=== Given task ===
Reproduce only this span: the line containing "Write a web", the line containing "const barAngles = [90, 45, 90, 0];", and every line between them, all exactly as given.

---------- Available records

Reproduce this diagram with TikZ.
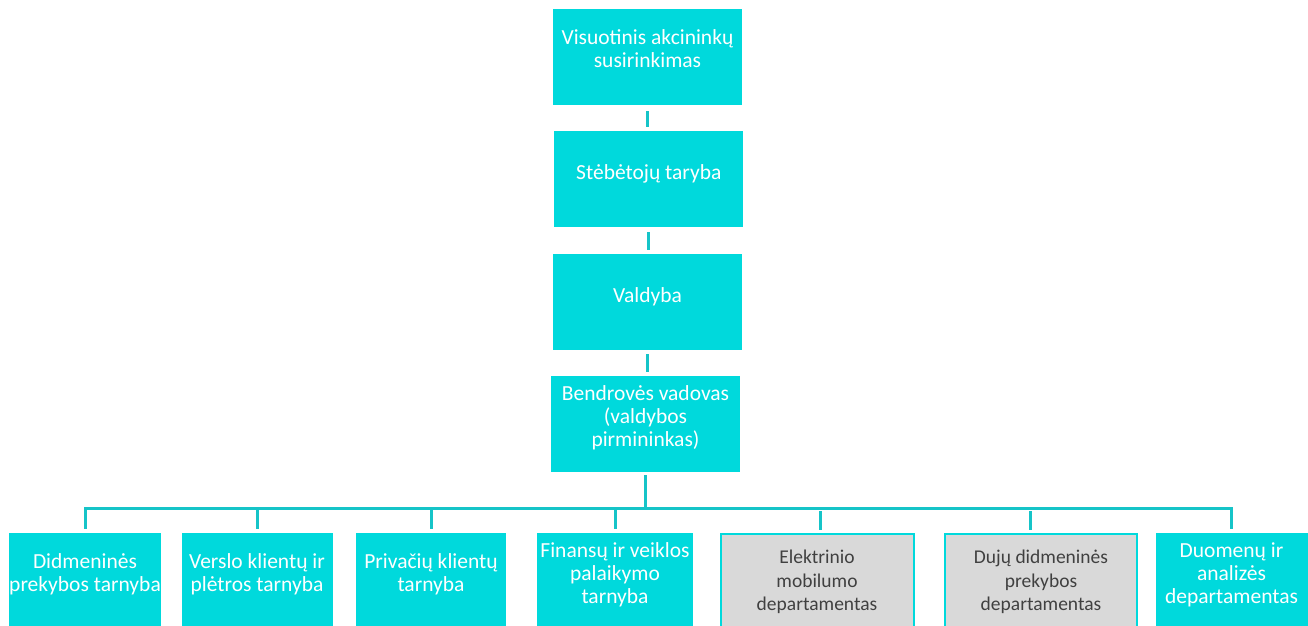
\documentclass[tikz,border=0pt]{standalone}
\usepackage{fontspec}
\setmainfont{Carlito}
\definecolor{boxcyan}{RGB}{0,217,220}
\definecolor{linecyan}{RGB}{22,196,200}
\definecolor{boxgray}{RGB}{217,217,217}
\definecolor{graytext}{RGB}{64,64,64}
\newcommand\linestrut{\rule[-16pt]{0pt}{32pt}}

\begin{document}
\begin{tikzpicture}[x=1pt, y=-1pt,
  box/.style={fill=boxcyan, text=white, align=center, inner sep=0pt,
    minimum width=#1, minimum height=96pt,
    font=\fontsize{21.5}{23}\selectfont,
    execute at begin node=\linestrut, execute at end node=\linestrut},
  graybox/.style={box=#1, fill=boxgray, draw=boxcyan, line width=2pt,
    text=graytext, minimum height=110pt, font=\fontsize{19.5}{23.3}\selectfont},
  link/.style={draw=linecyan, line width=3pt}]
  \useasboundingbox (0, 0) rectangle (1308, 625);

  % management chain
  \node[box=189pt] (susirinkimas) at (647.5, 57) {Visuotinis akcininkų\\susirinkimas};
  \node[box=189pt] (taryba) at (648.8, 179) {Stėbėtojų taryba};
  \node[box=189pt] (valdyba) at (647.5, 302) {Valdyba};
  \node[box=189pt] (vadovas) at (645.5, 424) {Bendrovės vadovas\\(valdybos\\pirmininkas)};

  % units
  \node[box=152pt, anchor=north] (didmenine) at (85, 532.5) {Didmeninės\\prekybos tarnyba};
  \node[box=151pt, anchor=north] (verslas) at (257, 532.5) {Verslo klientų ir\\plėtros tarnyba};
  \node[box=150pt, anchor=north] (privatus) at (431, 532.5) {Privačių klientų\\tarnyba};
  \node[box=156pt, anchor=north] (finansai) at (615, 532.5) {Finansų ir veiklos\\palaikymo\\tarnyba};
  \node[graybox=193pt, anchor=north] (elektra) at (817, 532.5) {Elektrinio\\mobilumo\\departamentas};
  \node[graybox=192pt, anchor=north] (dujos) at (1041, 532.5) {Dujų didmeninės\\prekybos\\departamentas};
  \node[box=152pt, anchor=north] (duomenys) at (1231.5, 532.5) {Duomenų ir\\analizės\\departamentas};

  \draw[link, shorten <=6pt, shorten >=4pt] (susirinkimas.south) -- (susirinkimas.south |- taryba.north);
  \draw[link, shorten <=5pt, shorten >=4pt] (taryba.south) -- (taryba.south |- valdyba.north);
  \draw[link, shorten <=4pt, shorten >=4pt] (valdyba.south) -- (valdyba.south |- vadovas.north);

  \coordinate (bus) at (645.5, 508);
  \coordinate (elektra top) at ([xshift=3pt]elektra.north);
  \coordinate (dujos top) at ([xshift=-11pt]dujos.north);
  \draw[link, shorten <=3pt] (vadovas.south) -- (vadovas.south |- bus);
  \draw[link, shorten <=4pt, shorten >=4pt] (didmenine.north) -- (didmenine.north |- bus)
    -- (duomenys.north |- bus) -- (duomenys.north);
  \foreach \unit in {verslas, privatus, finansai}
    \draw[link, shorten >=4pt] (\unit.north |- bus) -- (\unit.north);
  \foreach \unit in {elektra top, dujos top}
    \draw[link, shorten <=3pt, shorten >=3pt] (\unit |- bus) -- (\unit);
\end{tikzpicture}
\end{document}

--------------------
---------- Available records

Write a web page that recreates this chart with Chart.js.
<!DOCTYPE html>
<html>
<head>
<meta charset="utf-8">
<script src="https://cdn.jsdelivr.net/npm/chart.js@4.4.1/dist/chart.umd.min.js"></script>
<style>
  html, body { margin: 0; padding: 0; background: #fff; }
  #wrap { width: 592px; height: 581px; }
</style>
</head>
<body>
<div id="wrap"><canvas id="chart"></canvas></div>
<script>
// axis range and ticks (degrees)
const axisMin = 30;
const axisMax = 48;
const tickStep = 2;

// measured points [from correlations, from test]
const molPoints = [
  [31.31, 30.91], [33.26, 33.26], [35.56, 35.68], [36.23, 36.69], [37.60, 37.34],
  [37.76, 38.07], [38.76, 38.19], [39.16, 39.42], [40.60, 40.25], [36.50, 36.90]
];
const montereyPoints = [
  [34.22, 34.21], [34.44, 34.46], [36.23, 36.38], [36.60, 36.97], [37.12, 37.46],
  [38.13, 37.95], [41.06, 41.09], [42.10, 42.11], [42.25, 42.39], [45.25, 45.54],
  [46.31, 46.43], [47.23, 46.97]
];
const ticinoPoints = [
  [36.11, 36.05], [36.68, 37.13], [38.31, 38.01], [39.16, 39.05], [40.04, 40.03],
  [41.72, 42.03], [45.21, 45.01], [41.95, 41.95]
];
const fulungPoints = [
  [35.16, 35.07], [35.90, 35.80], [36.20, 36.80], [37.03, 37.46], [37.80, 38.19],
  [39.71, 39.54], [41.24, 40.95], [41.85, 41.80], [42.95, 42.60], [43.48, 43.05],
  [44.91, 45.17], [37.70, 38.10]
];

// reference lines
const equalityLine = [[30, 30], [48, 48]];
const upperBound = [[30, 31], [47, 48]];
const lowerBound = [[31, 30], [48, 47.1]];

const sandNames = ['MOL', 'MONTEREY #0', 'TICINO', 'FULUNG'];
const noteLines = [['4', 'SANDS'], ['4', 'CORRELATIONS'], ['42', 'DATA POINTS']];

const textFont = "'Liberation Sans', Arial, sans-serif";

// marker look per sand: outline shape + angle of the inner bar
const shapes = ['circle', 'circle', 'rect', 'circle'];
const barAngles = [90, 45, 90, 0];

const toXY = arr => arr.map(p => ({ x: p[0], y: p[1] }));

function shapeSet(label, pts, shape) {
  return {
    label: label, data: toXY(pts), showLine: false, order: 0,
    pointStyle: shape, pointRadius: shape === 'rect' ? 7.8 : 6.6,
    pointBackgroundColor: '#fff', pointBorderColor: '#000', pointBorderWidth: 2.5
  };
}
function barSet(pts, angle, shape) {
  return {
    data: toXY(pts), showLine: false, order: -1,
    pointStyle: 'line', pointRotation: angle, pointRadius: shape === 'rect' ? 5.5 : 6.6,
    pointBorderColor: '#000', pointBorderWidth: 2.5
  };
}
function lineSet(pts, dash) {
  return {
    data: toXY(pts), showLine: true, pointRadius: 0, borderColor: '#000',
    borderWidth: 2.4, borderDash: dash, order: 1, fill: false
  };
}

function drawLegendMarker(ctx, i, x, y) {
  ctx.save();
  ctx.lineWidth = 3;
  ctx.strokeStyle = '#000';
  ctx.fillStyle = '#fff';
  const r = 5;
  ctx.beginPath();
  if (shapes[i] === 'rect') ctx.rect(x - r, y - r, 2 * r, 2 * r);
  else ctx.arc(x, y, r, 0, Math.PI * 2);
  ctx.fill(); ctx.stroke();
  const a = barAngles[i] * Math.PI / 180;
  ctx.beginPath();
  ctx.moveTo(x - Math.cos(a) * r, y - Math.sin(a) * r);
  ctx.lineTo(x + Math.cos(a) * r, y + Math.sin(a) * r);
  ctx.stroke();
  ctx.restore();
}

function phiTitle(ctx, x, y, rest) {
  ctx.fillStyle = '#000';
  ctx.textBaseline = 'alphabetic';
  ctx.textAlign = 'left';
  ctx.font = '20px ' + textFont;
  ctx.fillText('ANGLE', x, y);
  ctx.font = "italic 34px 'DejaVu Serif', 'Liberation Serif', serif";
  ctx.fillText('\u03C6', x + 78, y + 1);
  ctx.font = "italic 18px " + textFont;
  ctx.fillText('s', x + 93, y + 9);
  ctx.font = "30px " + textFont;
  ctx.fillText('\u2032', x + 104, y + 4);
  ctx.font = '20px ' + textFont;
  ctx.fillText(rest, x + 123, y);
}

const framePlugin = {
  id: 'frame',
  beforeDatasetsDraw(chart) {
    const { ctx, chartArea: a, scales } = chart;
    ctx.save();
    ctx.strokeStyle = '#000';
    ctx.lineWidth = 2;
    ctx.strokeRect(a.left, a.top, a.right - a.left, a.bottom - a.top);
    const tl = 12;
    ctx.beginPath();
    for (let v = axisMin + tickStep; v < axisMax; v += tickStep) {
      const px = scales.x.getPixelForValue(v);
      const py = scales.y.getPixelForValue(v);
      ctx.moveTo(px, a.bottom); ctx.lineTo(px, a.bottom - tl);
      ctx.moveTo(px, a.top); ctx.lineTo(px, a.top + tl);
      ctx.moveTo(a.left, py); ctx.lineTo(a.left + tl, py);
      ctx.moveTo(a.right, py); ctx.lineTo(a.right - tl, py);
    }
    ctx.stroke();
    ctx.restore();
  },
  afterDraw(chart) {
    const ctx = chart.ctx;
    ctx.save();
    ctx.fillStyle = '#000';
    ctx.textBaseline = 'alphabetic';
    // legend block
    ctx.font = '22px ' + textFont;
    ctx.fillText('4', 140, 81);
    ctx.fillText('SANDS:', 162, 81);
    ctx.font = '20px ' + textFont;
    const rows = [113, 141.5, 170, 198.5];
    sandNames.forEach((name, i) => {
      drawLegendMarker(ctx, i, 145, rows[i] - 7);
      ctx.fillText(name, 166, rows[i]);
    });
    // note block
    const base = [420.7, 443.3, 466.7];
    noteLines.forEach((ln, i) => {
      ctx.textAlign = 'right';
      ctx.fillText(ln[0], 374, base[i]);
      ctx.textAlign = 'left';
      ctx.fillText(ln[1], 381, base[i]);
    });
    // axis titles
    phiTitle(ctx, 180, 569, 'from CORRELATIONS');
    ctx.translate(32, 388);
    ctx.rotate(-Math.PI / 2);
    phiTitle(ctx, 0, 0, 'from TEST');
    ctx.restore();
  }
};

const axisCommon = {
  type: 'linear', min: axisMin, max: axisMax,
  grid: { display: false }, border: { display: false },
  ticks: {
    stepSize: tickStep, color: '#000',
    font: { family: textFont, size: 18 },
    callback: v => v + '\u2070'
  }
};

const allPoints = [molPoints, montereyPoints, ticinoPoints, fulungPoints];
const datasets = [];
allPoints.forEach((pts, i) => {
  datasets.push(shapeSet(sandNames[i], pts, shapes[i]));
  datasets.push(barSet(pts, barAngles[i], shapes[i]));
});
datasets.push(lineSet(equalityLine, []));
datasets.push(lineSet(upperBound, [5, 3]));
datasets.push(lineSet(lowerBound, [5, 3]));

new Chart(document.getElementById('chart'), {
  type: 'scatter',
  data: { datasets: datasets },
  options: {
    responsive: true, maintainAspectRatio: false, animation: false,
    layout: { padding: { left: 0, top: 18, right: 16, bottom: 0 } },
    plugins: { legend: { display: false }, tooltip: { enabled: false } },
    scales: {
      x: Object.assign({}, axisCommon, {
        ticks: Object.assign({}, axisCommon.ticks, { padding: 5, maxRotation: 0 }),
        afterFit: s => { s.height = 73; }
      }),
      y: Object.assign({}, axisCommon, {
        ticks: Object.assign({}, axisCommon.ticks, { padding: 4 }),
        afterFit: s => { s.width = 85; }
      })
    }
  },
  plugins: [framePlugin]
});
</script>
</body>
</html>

--------------------

=== Result for this task ===
Write a web page that recreates this chart with Chart.js.
<!DOCTYPE html>
<html>
<head>
<meta charset="utf-8">
<script src="https://cdn.jsdelivr.net/npm/chart.js@4.4.1/dist/chart.umd.min.js"></script>
<style>
  html, body { margin: 0; padding: 0; background: #fff; }
  #wrap { width: 592px; height: 581px; }
</style>
</head>
<body>
<div id="wrap"><canvas id="chart"></canvas></div>
<script>
// axis range and ticks (degrees)
const axisMin = 30;
const axisMax = 48;
const tickStep = 2;

// measured points [from correlations, from test]
const molPoints = [
  [31.31, 30.91], [33.26, 33.26], [35.56, 35.68], [36.23, 36.69], [37.60, 37.34],
  [37.76, 38.07], [38.76, 38.19], [39.16, 39.42], [40.60, 40.25], [36.50, 36.90]
];
const montereyPoints = [
  [34.22, 34.21], [34.44, 34.46], [36.23, 36.38], [36.60, 36.97], [37.12, 37.46],
  [38.13, 37.95], [41.06, 41.09], [42.10, 42.11], [42.25, 42.39], [45.25, 45.54],
  [46.31, 46.43], [47.23, 46.97]
];
const ticinoPoints = [
  [36.11, 36.05], [36.68, 37.13], [38.31, 38.01], [39.16, 39.05], [40.04, 40.03],
  [41.72, 42.03], [45.21, 45.01], [41.95, 41.95]
];
const fulungPoints = [
  [35.16, 35.07], [35.90, 35.80], [36.20, 36.80], [37.03, 37.46], [37.80, 38.19],
  [39.71, 39.54], [41.24, 40.95], [41.85, 41.80], [42.95, 42.60], [43.48, 43.05],
  [44.91, 45.17], [37.70, 38.10]
];

// reference lines
const equalityLine = [[30, 30], [48, 48]];
const upperBound = [[30, 31], [47, 48]];
const lowerBound = [[31, 30], [48, 47.1]];

const sandNames = ['MOL', 'MONTEREY #0', 'TICINO', 'FULUNG'];
const noteLines = [['4', 'SANDS'], ['4', 'CORRELATIONS'], ['42', 'DATA POINTS']];

const textFont = "'Liberation Sans', Arial, sans-serif";

// marker look per sand: outline shape + angle of the inner bar
const shapes = ['circle', 'circle', 'rect', 'circle'];
const barAngles = [90, 45, 90, 0];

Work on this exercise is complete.